- [What you have to do]:
Check each line of the material below for "chart". Report how many have it, with no other words.

- [Record extracts]:
.....

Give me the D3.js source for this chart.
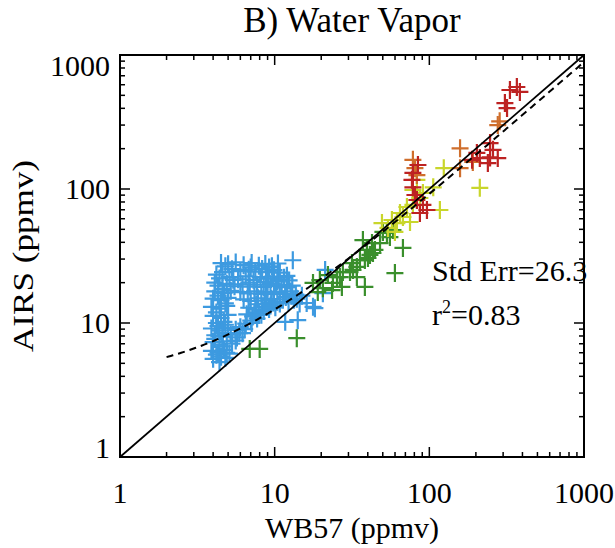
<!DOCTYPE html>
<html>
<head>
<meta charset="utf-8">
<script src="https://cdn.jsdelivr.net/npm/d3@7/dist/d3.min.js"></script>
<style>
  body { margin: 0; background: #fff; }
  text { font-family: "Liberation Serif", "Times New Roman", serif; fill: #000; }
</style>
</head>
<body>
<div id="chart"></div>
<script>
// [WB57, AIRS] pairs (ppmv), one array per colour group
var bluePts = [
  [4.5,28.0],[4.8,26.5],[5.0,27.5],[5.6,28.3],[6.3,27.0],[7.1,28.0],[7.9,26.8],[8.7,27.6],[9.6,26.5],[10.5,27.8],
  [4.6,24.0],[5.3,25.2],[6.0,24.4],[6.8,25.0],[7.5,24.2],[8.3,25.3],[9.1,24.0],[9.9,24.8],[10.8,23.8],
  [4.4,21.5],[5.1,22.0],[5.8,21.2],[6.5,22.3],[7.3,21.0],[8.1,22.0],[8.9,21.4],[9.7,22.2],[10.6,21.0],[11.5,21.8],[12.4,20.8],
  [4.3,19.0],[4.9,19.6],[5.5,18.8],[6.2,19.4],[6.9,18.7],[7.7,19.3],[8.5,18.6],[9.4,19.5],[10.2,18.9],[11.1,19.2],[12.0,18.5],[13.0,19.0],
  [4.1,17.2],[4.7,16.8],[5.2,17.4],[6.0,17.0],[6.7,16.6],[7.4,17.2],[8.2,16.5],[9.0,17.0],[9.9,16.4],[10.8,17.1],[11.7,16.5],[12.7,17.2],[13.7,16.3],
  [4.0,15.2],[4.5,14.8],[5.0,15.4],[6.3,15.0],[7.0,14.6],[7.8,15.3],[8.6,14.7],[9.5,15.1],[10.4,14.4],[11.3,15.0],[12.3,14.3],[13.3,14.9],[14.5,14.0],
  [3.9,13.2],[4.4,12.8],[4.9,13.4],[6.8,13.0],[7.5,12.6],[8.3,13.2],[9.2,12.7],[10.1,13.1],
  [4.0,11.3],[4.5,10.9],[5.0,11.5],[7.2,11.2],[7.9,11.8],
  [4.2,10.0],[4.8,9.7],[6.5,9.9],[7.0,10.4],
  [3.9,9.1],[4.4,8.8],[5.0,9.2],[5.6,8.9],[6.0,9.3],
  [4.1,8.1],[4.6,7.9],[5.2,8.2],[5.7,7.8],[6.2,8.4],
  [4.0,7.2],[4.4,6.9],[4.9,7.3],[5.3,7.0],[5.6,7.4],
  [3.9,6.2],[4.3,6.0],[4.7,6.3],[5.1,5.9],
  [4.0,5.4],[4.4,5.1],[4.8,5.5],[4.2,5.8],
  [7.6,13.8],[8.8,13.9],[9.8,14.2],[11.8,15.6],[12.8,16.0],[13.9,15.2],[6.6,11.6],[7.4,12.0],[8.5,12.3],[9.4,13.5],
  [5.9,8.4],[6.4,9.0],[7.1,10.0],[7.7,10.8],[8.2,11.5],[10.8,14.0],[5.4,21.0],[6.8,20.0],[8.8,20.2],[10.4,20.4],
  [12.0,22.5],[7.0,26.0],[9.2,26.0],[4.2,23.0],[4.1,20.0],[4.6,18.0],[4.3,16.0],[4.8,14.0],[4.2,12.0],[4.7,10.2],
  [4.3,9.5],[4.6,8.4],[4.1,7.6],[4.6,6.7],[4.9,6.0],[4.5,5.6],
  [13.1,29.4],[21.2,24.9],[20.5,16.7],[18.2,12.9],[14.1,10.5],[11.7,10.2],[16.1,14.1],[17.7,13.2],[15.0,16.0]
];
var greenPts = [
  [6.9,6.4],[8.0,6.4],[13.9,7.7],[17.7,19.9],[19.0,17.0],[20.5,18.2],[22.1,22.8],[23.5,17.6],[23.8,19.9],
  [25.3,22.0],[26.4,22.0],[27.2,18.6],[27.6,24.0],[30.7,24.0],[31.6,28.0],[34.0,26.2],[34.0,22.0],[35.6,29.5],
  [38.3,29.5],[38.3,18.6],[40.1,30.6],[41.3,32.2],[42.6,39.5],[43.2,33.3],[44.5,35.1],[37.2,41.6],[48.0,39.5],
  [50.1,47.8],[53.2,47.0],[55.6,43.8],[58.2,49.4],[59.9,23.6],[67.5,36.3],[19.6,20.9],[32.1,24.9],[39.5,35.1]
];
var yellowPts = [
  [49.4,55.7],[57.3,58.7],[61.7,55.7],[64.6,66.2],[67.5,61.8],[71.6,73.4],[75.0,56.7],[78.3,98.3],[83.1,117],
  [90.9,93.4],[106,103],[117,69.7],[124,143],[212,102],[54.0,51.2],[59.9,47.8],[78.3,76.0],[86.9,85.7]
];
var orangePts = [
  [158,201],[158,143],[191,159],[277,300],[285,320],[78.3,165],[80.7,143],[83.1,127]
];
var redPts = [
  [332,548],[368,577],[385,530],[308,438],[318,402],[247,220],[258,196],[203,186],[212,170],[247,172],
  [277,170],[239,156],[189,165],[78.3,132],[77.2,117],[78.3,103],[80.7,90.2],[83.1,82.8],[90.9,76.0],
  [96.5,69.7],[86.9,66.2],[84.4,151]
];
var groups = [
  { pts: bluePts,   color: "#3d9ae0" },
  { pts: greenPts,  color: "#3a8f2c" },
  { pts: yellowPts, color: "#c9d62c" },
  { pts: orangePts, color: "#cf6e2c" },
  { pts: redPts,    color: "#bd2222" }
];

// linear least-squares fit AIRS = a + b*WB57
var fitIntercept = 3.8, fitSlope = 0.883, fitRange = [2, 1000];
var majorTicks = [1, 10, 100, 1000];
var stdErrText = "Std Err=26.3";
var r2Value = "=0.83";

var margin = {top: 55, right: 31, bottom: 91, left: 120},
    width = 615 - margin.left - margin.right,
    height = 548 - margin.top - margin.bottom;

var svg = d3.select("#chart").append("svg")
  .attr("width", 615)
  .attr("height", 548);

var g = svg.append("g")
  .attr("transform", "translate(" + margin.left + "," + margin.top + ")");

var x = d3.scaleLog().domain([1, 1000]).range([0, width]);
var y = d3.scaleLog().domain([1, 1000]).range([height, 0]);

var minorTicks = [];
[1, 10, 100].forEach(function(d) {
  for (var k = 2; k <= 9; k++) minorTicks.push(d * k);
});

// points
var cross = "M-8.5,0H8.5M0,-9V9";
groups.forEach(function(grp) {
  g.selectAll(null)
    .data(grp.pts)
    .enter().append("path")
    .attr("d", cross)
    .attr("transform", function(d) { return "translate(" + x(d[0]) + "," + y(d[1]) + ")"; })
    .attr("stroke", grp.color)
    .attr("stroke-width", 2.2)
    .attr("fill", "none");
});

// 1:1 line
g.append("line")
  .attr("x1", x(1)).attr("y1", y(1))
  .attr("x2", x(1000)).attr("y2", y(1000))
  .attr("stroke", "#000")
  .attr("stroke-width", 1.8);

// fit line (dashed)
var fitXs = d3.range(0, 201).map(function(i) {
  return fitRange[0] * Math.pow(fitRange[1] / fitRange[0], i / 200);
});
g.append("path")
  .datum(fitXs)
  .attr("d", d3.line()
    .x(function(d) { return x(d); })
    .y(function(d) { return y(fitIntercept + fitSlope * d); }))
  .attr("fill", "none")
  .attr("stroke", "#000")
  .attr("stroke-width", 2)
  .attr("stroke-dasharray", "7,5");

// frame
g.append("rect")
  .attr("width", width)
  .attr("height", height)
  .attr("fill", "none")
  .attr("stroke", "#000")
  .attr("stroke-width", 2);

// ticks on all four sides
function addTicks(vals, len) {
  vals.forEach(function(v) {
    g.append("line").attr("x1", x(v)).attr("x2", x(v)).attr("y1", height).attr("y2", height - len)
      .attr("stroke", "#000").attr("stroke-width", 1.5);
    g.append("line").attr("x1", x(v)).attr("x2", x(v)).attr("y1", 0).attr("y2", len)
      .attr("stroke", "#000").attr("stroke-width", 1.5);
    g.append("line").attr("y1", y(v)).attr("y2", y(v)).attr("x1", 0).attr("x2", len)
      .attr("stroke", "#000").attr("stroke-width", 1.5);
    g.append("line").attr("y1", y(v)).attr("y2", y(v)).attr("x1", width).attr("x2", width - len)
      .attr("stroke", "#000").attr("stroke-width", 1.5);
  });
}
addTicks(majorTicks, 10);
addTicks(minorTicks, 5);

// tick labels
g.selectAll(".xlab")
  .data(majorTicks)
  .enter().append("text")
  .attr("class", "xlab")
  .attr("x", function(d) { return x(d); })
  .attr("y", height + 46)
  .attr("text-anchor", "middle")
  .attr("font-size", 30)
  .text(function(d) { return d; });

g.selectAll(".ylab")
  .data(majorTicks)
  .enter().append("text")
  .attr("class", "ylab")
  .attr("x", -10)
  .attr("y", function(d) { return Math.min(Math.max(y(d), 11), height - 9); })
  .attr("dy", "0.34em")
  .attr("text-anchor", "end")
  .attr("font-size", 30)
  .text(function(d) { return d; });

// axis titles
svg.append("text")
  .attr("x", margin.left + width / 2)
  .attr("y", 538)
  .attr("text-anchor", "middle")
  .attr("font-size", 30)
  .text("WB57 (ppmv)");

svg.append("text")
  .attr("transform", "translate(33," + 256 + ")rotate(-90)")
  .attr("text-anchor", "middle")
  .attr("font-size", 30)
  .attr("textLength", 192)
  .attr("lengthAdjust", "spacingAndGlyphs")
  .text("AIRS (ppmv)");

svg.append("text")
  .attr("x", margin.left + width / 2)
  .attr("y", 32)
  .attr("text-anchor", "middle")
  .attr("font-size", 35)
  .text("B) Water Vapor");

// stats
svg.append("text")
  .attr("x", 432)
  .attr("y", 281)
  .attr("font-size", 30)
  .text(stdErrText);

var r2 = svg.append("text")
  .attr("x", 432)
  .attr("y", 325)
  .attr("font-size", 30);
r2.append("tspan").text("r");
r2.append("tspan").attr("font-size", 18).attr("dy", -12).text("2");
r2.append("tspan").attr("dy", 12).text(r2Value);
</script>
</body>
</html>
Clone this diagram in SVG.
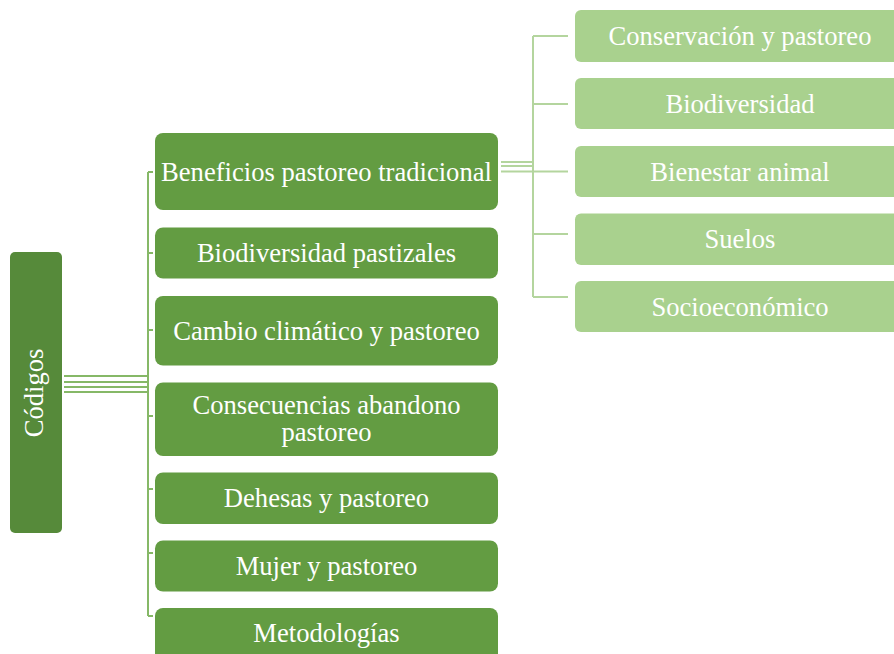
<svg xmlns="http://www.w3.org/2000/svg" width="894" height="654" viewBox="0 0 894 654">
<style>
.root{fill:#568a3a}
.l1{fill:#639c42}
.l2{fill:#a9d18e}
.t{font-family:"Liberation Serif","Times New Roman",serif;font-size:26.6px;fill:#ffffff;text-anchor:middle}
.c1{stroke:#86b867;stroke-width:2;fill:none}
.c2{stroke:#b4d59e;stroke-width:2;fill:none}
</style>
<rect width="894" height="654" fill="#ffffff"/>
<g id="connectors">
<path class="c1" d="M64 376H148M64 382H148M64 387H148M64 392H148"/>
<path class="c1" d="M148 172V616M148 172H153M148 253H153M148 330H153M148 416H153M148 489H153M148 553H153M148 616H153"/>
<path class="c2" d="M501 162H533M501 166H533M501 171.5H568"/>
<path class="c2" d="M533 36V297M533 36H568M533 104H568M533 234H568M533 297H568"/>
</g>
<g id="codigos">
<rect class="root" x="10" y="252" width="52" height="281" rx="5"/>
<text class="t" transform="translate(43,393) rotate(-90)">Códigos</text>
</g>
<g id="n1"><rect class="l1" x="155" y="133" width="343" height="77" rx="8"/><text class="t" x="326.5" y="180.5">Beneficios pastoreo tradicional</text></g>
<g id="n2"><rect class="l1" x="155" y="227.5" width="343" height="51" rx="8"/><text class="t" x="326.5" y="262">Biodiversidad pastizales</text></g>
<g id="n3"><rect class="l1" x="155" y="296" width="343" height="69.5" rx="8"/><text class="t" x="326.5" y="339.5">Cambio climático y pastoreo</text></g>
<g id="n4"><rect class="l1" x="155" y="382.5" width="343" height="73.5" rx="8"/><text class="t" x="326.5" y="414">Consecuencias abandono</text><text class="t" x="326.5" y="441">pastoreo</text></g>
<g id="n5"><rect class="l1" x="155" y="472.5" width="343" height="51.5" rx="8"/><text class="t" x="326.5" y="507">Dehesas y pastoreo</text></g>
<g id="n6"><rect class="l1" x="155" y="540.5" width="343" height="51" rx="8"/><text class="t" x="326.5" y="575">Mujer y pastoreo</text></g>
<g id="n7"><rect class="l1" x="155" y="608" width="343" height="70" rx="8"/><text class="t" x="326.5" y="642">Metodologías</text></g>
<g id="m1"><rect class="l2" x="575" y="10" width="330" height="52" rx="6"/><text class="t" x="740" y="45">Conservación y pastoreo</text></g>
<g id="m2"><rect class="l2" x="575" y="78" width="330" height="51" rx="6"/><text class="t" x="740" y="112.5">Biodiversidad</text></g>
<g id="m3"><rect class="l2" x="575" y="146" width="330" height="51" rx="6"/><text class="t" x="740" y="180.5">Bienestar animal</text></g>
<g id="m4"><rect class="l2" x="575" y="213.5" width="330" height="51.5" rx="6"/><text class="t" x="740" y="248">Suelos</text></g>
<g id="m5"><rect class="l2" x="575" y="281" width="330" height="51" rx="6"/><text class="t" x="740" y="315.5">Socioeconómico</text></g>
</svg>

.....

- [Reply]:
3